* Start Data segment *

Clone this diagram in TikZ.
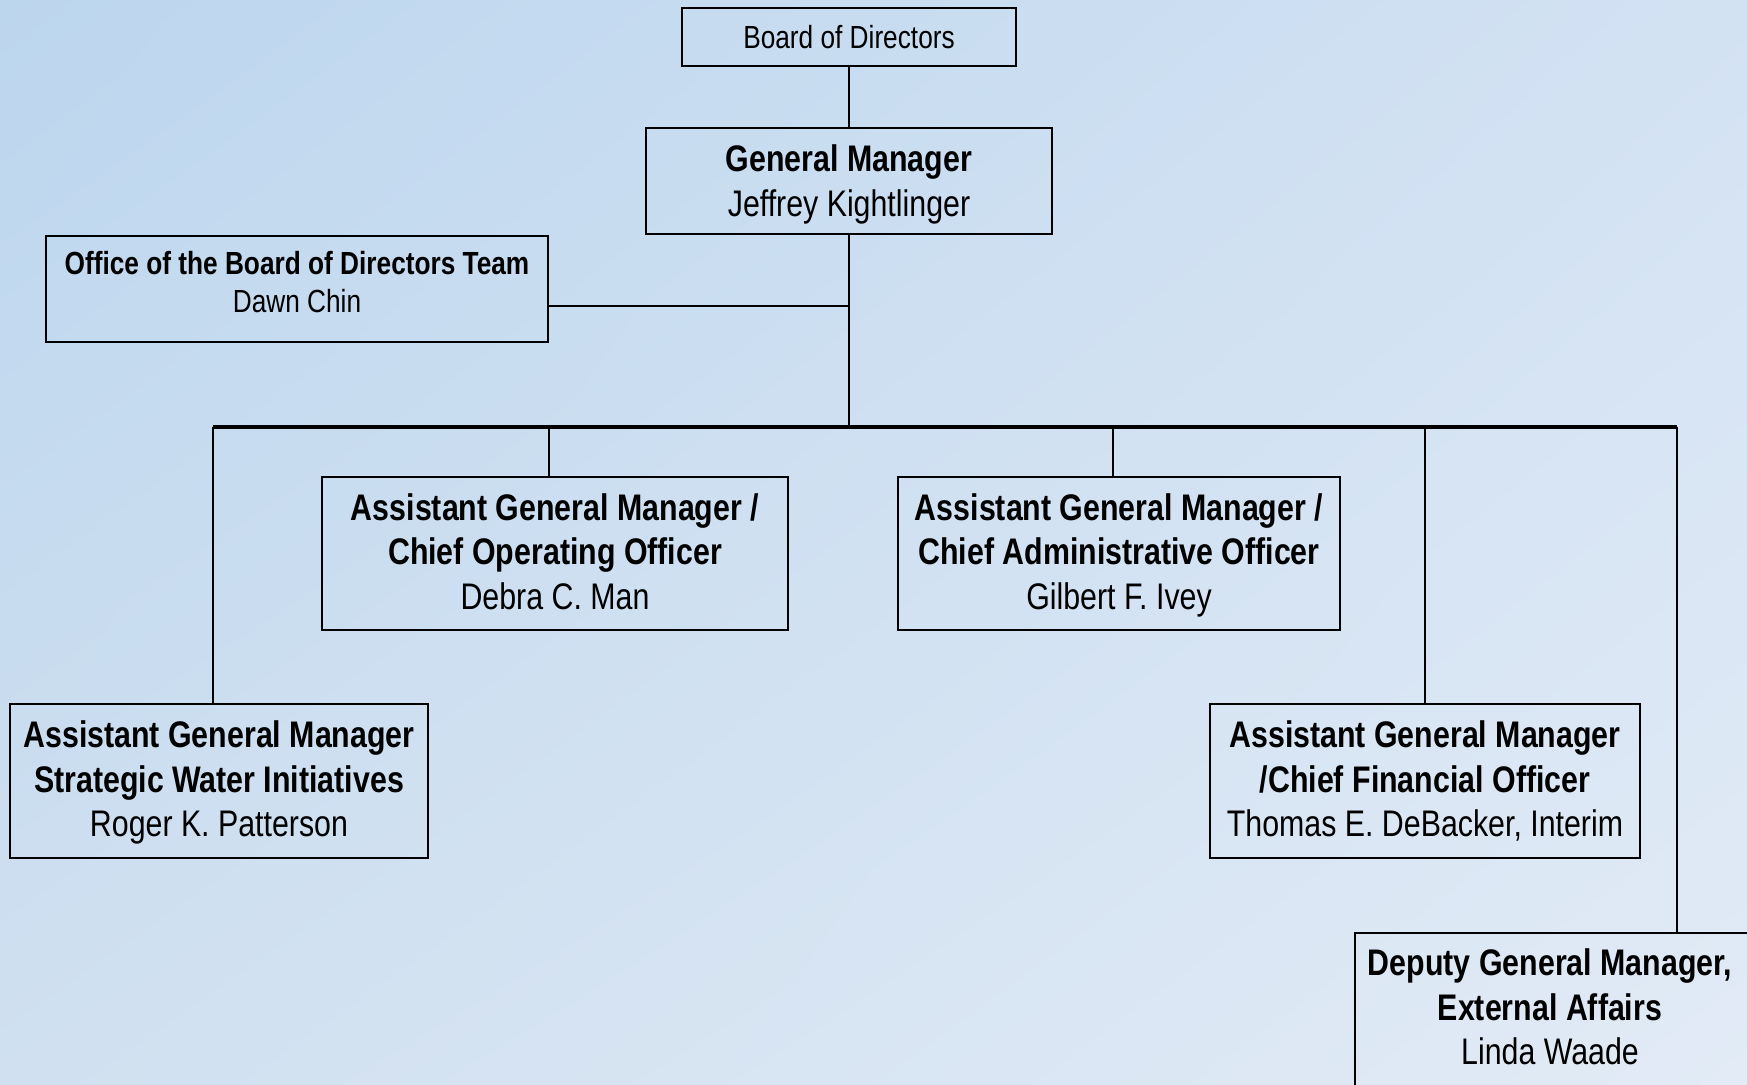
\documentclass[tikz,border=0pt]{standalone}
\usepackage{fontspec}
\setmainfont{Liberation Sans}[FakeStretch=0.82]
\usetikzlibrary{shadings}
\definecolor{bgA}{HTML}{BCD6EE}
\definecolor{bgB}{HTML}{D3E2F3}
\definecolor{bgC}{HTML}{D0E0F0}
\definecolor{bgD}{HTML}{E2EBF6}
\begin{document}
\begin{tikzpicture}[x=1pt,y=-1pt,
  box/.style={draw=black, line width=2.5pt, rectangle, inner sep=0pt, align=center, text=black},
  bigtxt/.style={font=\fontsize{37}{44.6}\selectfont, text depth=4.5pt},
  smalltxt/.style={font=\fontsize{32}{38}\selectfont},
  conn/.style={draw=black, line width=2.5pt},
  busline/.style={draw=black, line width=3.5pt}]
\shade[upper left=bgA, upper right=bgB, lower left=bgC, lower right=bgD] (0,0) rectangle (1747,1084);
\useasboundingbox (0,0) rectangle (1747,1084);
\clip (0,0) rectangle (1747,1084);

\node[box, smalltxt, minimum width=334pt, minimum height=58pt] (board) at (849,37) {Board of Directors};
\node[box, minimum width=406pt, minimum height=106pt] (gm) at (849,181) {};
\node[font=\fontsize{37}{45.7}\selectfont, align=center, inner sep=0pt] (gmt) at (849,184.5) {\textbf{General Manager}\\Jeffrey Kightlinger};
\node[box, minimum width=502pt, minimum height=106pt] (office) at (297,289) {};
\node[smalltxt, align=center, inner sep=0pt] (officet) at (297,282) {\textbf{Office of the Board of Directors Team}\\Dawn Chin};
\node[box, bigtxt, minimum width=466pt, minimum height=153pt] (coo) at (555,553.5) {\textbf{Assistant General Manager /}\\\textbf{Chief Operating Officer}\\Debra C. Man};
\node[box, bigtxt, minimum width=442pt, minimum height=153pt] (cao) at (1119,553.5) {\textbf{Assistant General Manager /}\\\textbf{Chief Administrative Officer}\\Gilbert F. Ivey};
\node[box, bigtxt, minimum width=418pt, minimum height=154pt] (swi) at (219,781) {\textbf{Assistant General Manager}\\\textbf{Strategic Water Initiatives}\\Roger K. Patterson};
\node[box, bigtxt, minimum width=430pt, minimum height=154pt] (cfo) at (1425,781) {\textbf{Assistant General Manager}\\\textbf{/Chief Financial Officer}\\Thomas E. DeBacker, Interim};
\node[box, minimum width=420pt, minimum height=190pt] (dgm) at (1565,1028) {};
\node[font=\fontsize{37}{44.6}\selectfont, align=center, inner sep=0pt] (dgmt) at (1550,1007) {\textbf{Deputy General Manager,}\\\textbf{External Affairs}\\Linda Waade};

\coordinate (hub) at (849,427);
\coordinate (busL) at (213,427);
\coordinate (busR) at (1677,427);
\coordinate (offj) at (849,306);
\coordinate (dcoo) at (549,427);
\coordinate (dcao) at (1113,427);
\coordinate (dcfo) at (1425,427);

\draw[conn] (board.south) -- (gm.north);
\draw[conn] (gm.south) -- (hub);
\draw[conn] (office.east |- offj) -- (offj);
\draw[busline] (busL) -- (busR);
\draw[conn] (dcoo) -- (dcoo |- coo.north);
\draw[conn] (dcao) -- (dcao |- cao.north);
\draw[conn] (busL) -- (busL |- swi.north);
\draw[conn] (dcfo) -- (cfo.north);
\draw[conn] (busR) -- (busR |- dgm.north);
\end{tikzpicture}
\end{document}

* End Data segment *

→ Your goal
Copy out the data above exactly, except the pictures.

→ Answer for this exercise
Clone this diagram in TikZ.
\documentclass[tikz,border=0pt]{standalone}
\usepackage{fontspec}
\setmainfont{Liberation Sans}[FakeStretch=0.82]
\usetikzlibrary{shadings}
\definecolor{bgA}{HTML}{BCD6EE}
\definecolor{bgB}{HTML}{D3E2F3}
\definecolor{bgC}{HTML}{D0E0F0}
\definecolor{bgD}{HTML}{E2EBF6}
\begin{document}
\begin{tikzpicture}[x=1pt,y=-1pt,
  box/.style={draw=black, line width=2.5pt, rectangle, inner sep=0pt, align=center, text=black},
  bigtxt/.style={font=\fontsize{37}{44.6}\selectfont, text depth=4.5pt},
  smalltxt/.style={font=\fontsize{32}{38}\selectfont},
  conn/.style={draw=black, line width=2.5pt},
  busline/.style={draw=black, line width=3.5pt}]
\shade[upper left=bgA, upper right=bgB, lower left=bgC, lower right=bgD] (0,0) rectangle (1747,1084);
\useasboundingbox (0,0) rectangle (1747,1084);
\clip (0,0) rectangle (1747,1084);

\node[box, smalltxt, minimum width=334pt, minimum height=58pt] (board) at (849,37) {Board of Directors};
\node[box, minimum width=406pt, minimum height=106pt] (gm) at (849,181) {};
\node[font=\fontsize{37}{45.7}\selectfont, align=center, inner sep=0pt] (gmt) at (849,184.5) {\textbf{General Manager}\\Jeffrey Kightlinger};
\node[box, minimum width=502pt, minimum height=106pt] (office) at (297,289) {};
\node[smalltxt, align=center, inner sep=0pt] (officet) at (297,282) {\textbf{Office of the Board of Directors Team}\\Dawn Chin};
\node[box, bigtxt, minimum width=466pt, minimum height=153pt] (coo) at (555,553.5) {\textbf{Assistant General Manager /}\\\textbf{Chief Operating Officer}\\Debra C. Man};
\node[box, bigtxt, minimum width=442pt, minimum height=153pt] (cao) at (1119,553.5) {\textbf{Assistant General Manager /}\\\textbf{Chief Administrative Officer}\\Gilbert F. Ivey};
\node[box, bigtxt, minimum width=418pt, minimum height=154pt] (swi) at (219,781) {\textbf{Assistant General Manager}\\\textbf{Strategic Water Initiatives}\\Roger K. Patterson};
\node[box, bigtxt, minimum width=430pt, minimum height=154pt] (cfo) at (1425,781) {\textbf{Assistant General Manager}\\\textbf{/Chief Financial Officer}\\Thomas E. DeBacker, Interim};
\node[box, minimum width=420pt, minimum height=190pt] (dgm) at (1565,1028) {};
\node[font=\fontsize{37}{44.6}\selectfont, align=center, inner sep=0pt] (dgmt) at (1550,1007) {\textbf{Deputy General Manager,}\\\textbf{External Affairs}\\Linda Waade};

\coordinate (hub) at (849,427);
\coordinate (busL) at (213,427);
\coordinate (busR) at (1677,427);
\coordinate (offj) at (849,306);
\coordinate (dcoo) at (549,427);
\coordinate (dcao) at (1113,427);
\coordinate (dcfo) at (1425,427);

\draw[conn] (board.south) -- (gm.north);
\draw[conn] (gm.south) -- (hub);
\draw[conn] (office.east |- offj) -- (offj);
\draw[busline] (busL) -- (busR);
\draw[conn] (dcoo) -- (dcoo |- coo.north);
\draw[conn] (dcao) -- (dcao |- cao.north);
\draw[conn] (busL) -- (busL |- swi.north);
\draw[conn] (dcfo) -- (cfo.north);
\draw[conn] (busR) -- (busR |- dgm.north);
\end{tikzpicture}
\end{document}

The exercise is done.